• YOUR GOAL: Reproduce the records below exactly as they appear, omitting any pictures they contain.

• DATA ENTRIES:
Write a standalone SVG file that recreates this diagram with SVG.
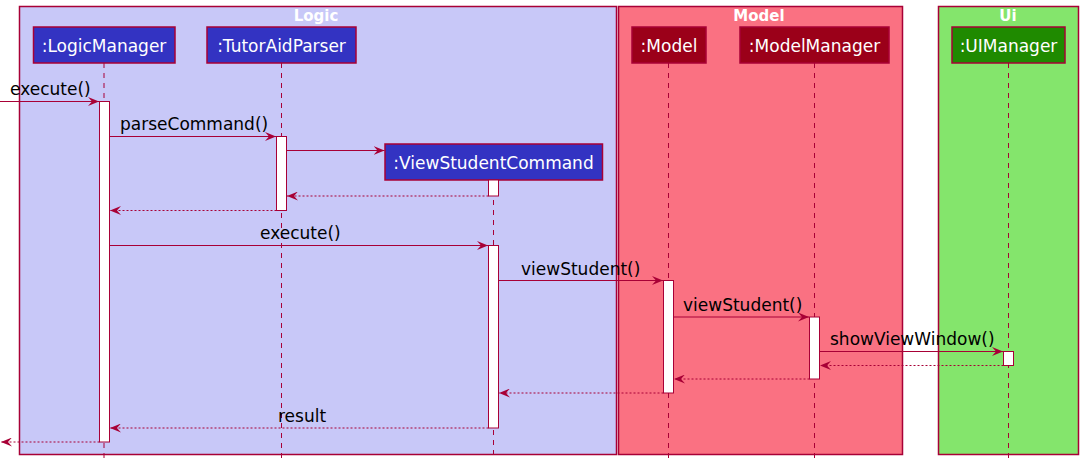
<svg xmlns="http://www.w3.org/2000/svg" width="1083" height="466" viewBox="0 0 1083 466">
<style>
.grp{stroke:#A80036;stroke-width:1.5}
.gt{font-family:"DejaVu Sans",sans-serif;font-size:15px;font-weight:bold;fill:#FFFFFF;text-anchor:middle}
.pbox{stroke:#A80036;stroke-width:1.5}
.pt{font-family:"DejaVu Sans",sans-serif;font-size:17px;fill:#FFFFFF;text-anchor:middle}
.life{stroke:#A80036;stroke-width:1;stroke-dasharray:5,5;fill:none}
.act{fill:#FFFFFF;stroke:#A80036;stroke-width:1}
.msg{stroke:#A80036;stroke-width:1;fill:none;marker-end:url(#ah)}
.ret{stroke:#A80036;stroke-width:1;stroke-dasharray:2,2;fill:none;marker-end:url(#ah)}
.ml{font-family:"DejaVu Sans",sans-serif;font-size:17px;fill:#000000}
</style>
<defs>
<marker id="ah" markerWidth="11" markerHeight="9" refX="11" refY="4.5" orient="auto" markerUnits="userSpaceOnUse">
<path d="M0,0 L11,4.5 L0,9 L4,4.5 Z" fill="#A80036"/>
</marker>
</defs>
<g id="groups">
<g id="group-logic">
<rect class="grp" x="19.5" y="6.5" width="597" height="448" fill="#C8C8F8"/>
<text class="gt" x="316" y="21">Logic</text>
</g>
<g id="group-model">
<rect class="grp" x="618.5" y="6.5" width="284" height="448" fill="#FA7182"/>
<text class="gt" x="759" y="21">Model</text>
</g>
<g id="group-ui">
<rect class="grp" x="938.5" y="6.5" width="140" height="448" fill="#84E56C"/>
<text class="gt" x="1008" y="21">Ui</text>
</g>
</g>
<g id="lifelines">
<line class="life" x1="104" y1="63" x2="104" y2="459"/>
<line class="life" x1="281.5" y1="63" x2="281.5" y2="459"/>
<line class="life" x1="493.5" y1="180" x2="493.5" y2="459"/>
<line class="life" x1="668.5" y1="63" x2="668.5" y2="459"/>
<line class="life" x1="814.5" y1="63" x2="814.5" y2="459"/>
<line class="life" x1="1008.5" y1="63" x2="1008.5" y2="459"/>
</g>
<g id="LogicManager">
<rect class="pbox" x="33.5" y="27" width="141.5" height="36" fill="#3333C2"/>
<text class="pt" x="104" y="52">:LogicManager</text>
<rect class="act" x="99.5" y="101.5" width="10" height="340.5"/>
</g>
<g id="TutorAidParser">
<rect class="pbox" x="207" y="27" width="149" height="36" fill="#3333C2"/>
<text class="pt" x="281.5" y="52">:TutorAidParser</text>
<rect class="act" x="276.5" y="136.5" width="10" height="74"/>
</g>
<g id="ViewStudentCommand">
<rect class="pbox" x="385" y="144" width="217.5" height="36" fill="#3333C2"/>
<text class="pt" x="493.5" y="168.5">:ViewStudentCommand</text>
<rect class="act" x="488.5" y="180" width="10" height="16"/>
<rect class="act" x="488.5" y="245.5" width="10" height="182.5"/>
</g>
<g id="Model">
<rect class="pbox" x="632" y="27" width="74" height="36" fill="#9B0019"/>
<text class="pt" x="669" y="52">:Model</text>
<rect class="act" x="663.5" y="280.5" width="10" height="112.5"/>
</g>
<g id="ModelManager">
<rect class="pbox" x="740" y="27" width="149" height="36" fill="#9B0019"/>
<text class="pt" x="814.5" y="52">:ModelManager</text>
<rect class="act" x="809.5" y="317" width="10" height="62"/>
</g>
<g id="UIManager">
<rect class="pbox" x="952" y="27" width="113" height="36" fill="#1F8A00"/>
<text class="pt" x="1008.5" y="52">:UIManager</text>
<rect class="act" x="1003.5" y="351.5" width="10" height="14"/>
</g>
<g id="connectors">
<line class="msg" x1="0" y1="101.5" x2="99" y2="101.5"/>
<text class="ml" x="10" y="95">execute()</text>
<line class="msg" x1="109.5" y1="136.5" x2="276" y2="136.5"/>
<text class="ml" x="120" y="130">parseCommand()</text>
<line class="msg" x1="286.5" y1="150.5" x2="384.5" y2="150.5"/>
<line class="ret" x1="488.5" y1="196" x2="287" y2="196"/>
<line class="ret" x1="276.5" y1="210.5" x2="110" y2="210.5"/>
<line class="msg" x1="109.5" y1="245.5" x2="488" y2="245.5"/>
<text class="ml" x="260" y="239">execute()</text>
<line class="msg" x1="498.5" y1="280.5" x2="663" y2="280.5"/>
<text class="ml" x="521" y="274.5">viewStudent()</text>
<line class="msg" x1="673.5" y1="317" x2="809" y2="317"/>
<text class="ml" x="683" y="310.5">viewStudent()</text>
<line class="msg" x1="819.5" y1="351.5" x2="1003" y2="351.5"/>
<text class="ml" x="830" y="345">showViewWindow()</text>
<line class="ret" x1="1003.5" y1="365.5" x2="820" y2="365.5"/>
<line class="ret" x1="809.5" y1="379" x2="674" y2="379"/>
<line class="ret" x1="663.5" y1="393" x2="499" y2="393"/>
<line class="ret" x1="488.5" y1="428" x2="110" y2="428"/>
<text class="ml" x="278" y="421.5">result</text>
<line class="ret" x1="99.5" y1="442" x2="1" y2="442"/>
</g>
</svg>
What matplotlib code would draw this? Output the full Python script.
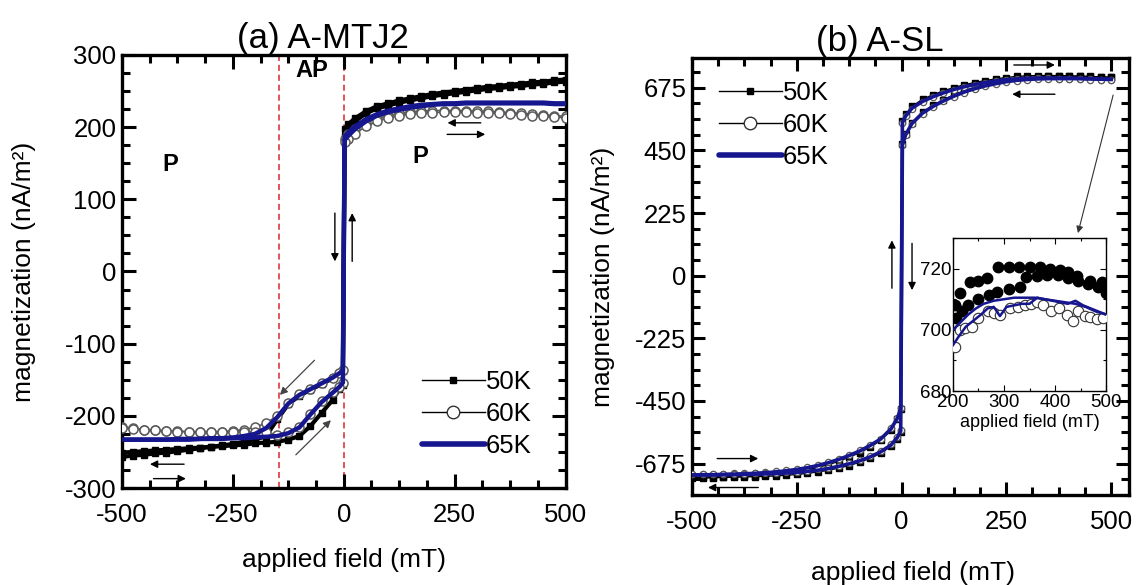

• CORRECT RESULT:
Write a standalone SVG file that recreates this diagram with SVG.
<svg xmlns="http://www.w3.org/2000/svg" width="1083" height="466" viewBox="0 0 1083 466">
<style>
.grp{stroke:#A80036;stroke-width:1.5}
.gt{font-family:"DejaVu Sans",sans-serif;font-size:15px;font-weight:bold;fill:#FFFFFF;text-anchor:middle}
.pbox{stroke:#A80036;stroke-width:1.5}
.pt{font-family:"DejaVu Sans",sans-serif;font-size:17px;fill:#FFFFFF;text-anchor:middle}
.life{stroke:#A80036;stroke-width:1;stroke-dasharray:5,5;fill:none}
.act{fill:#FFFFFF;stroke:#A80036;stroke-width:1}
.msg{stroke:#A80036;stroke-width:1;fill:none;marker-end:url(#ah)}
.ret{stroke:#A80036;stroke-width:1;stroke-dasharray:2,2;fill:none;marker-end:url(#ah)}
.ml{font-family:"DejaVu Sans",sans-serif;font-size:17px;fill:#000000}
</style>
<defs>
<marker id="ah" markerWidth="11" markerHeight="9" refX="11" refY="4.5" orient="auto" markerUnits="userSpaceOnUse">
<path d="M0,0 L11,4.5 L0,9 L4,4.5 Z" fill="#A80036"/>
</marker>
</defs>
<g id="groups">
<g id="group-logic">
<rect class="grp" x="19.5" y="6.5" width="597" height="448" fill="#C8C8F8"/>
<text class="gt" x="316" y="21">Logic</text>
</g>
<g id="group-model">
<rect class="grp" x="618.5" y="6.5" width="284" height="448" fill="#FA7182"/>
<text class="gt" x="759" y="21">Model</text>
</g>
<g id="group-ui">
<rect class="grp" x="938.5" y="6.5" width="140" height="448" fill="#84E56C"/>
<text class="gt" x="1008" y="21">Ui</text>
</g>
</g>
<g id="lifelines">
<line class="life" x1="104" y1="63" x2="104" y2="459"/>
<line class="life" x1="281.5" y1="63" x2="281.5" y2="459"/>
<line class="life" x1="493.5" y1="180" x2="493.5" y2="459"/>
<line class="life" x1="668.5" y1="63" x2="668.5" y2="459"/>
<line class="life" x1="814.5" y1="63" x2="814.5" y2="459"/>
<line class="life" x1="1008.5" y1="63" x2="1008.5" y2="459"/>
</g>
<g id="LogicManager">
<rect class="pbox" x="33.5" y="27" width="141.5" height="36" fill="#3333C2"/>
<text class="pt" x="104" y="52">:LogicManager</text>
<rect class="act" x="99.5" y="101.5" width="10" height="340.5"/>
</g>
<g id="TutorAidParser">
<rect class="pbox" x="207" y="27" width="149" height="36" fill="#3333C2"/>
<text class="pt" x="281.5" y="52">:TutorAidParser</text>
<rect class="act" x="276.5" y="136.5" width="10" height="74"/>
</g>
<g id="ViewStudentCommand">
<rect class="pbox" x="385" y="144" width="217.5" height="36" fill="#3333C2"/>
<text class="pt" x="493.5" y="168.5">:ViewStudentCommand</text>
<rect class="act" x="488.5" y="180" width="10" height="16"/>
<rect class="act" x="488.5" y="245.5" width="10" height="182.5"/>
</g>
<g id="Model">
<rect class="pbox" x="632" y="27" width="74" height="36" fill="#9B0019"/>
<text class="pt" x="669" y="52">:Model</text>
<rect class="act" x="663.5" y="280.5" width="10" height="112.5"/>
</g>
<g id="ModelManager">
<rect class="pbox" x="740" y="27" width="149" height="36" fill="#9B0019"/>
<text class="pt" x="814.5" y="52">:ModelManager</text>
<rect class="act" x="809.5" y="317" width="10" height="62"/>
</g>
<g id="UIManager">
<rect class="pbox" x="952" y="27" width="113" height="36" fill="#1F8A00"/>
<text class="pt" x="1008.5" y="52">:UIManager</text>
<rect class="act" x="1003.5" y="351.5" width="10" height="14"/>
</g>
<g id="connectors">
<line class="msg" x1="0" y1="101.5" x2="99" y2="101.5"/>
<text class="ml" x="10" y="95">execute()</text>
<line class="msg" x1="109.5" y1="136.5" x2="276" y2="136.5"/>
<text class="ml" x="120" y="130">parseCommand()</text>
<line class="msg" x1="286.5" y1="150.5" x2="384.5" y2="150.5"/>
<line class="ret" x1="488.5" y1="196" x2="287" y2="196"/>
<line class="ret" x1="276.5" y1="210.5" x2="110" y2="210.5"/>
<line class="msg" x1="109.5" y1="245.5" x2="488" y2="245.5"/>
<text class="ml" x="260" y="239">execute()</text>
<line class="msg" x1="498.5" y1="280.5" x2="663" y2="280.5"/>
<text class="ml" x="521" y="274.5">viewStudent()</text>
<line class="msg" x1="673.5" y1="317" x2="809" y2="317"/>
<text class="ml" x="683" y="310.5">viewStudent()</text>
<line class="msg" x1="819.5" y1="351.5" x2="1003" y2="351.5"/>
<text class="ml" x="830" y="345">showViewWindow()</text>
<line class="ret" x1="1003.5" y1="365.5" x2="820" y2="365.5"/>
<line class="ret" x1="809.5" y1="379" x2="674" y2="379"/>
<line class="ret" x1="663.5" y1="393" x2="499" y2="393"/>
<line class="ret" x1="488.5" y1="428" x2="110" y2="428"/>
<text class="ml" x="278" y="421.5">result</text>
<line class="ret" x1="99.5" y1="442" x2="1" y2="442"/>
</g>
</svg>
What matplotlib code would draw this? Output the full Python script.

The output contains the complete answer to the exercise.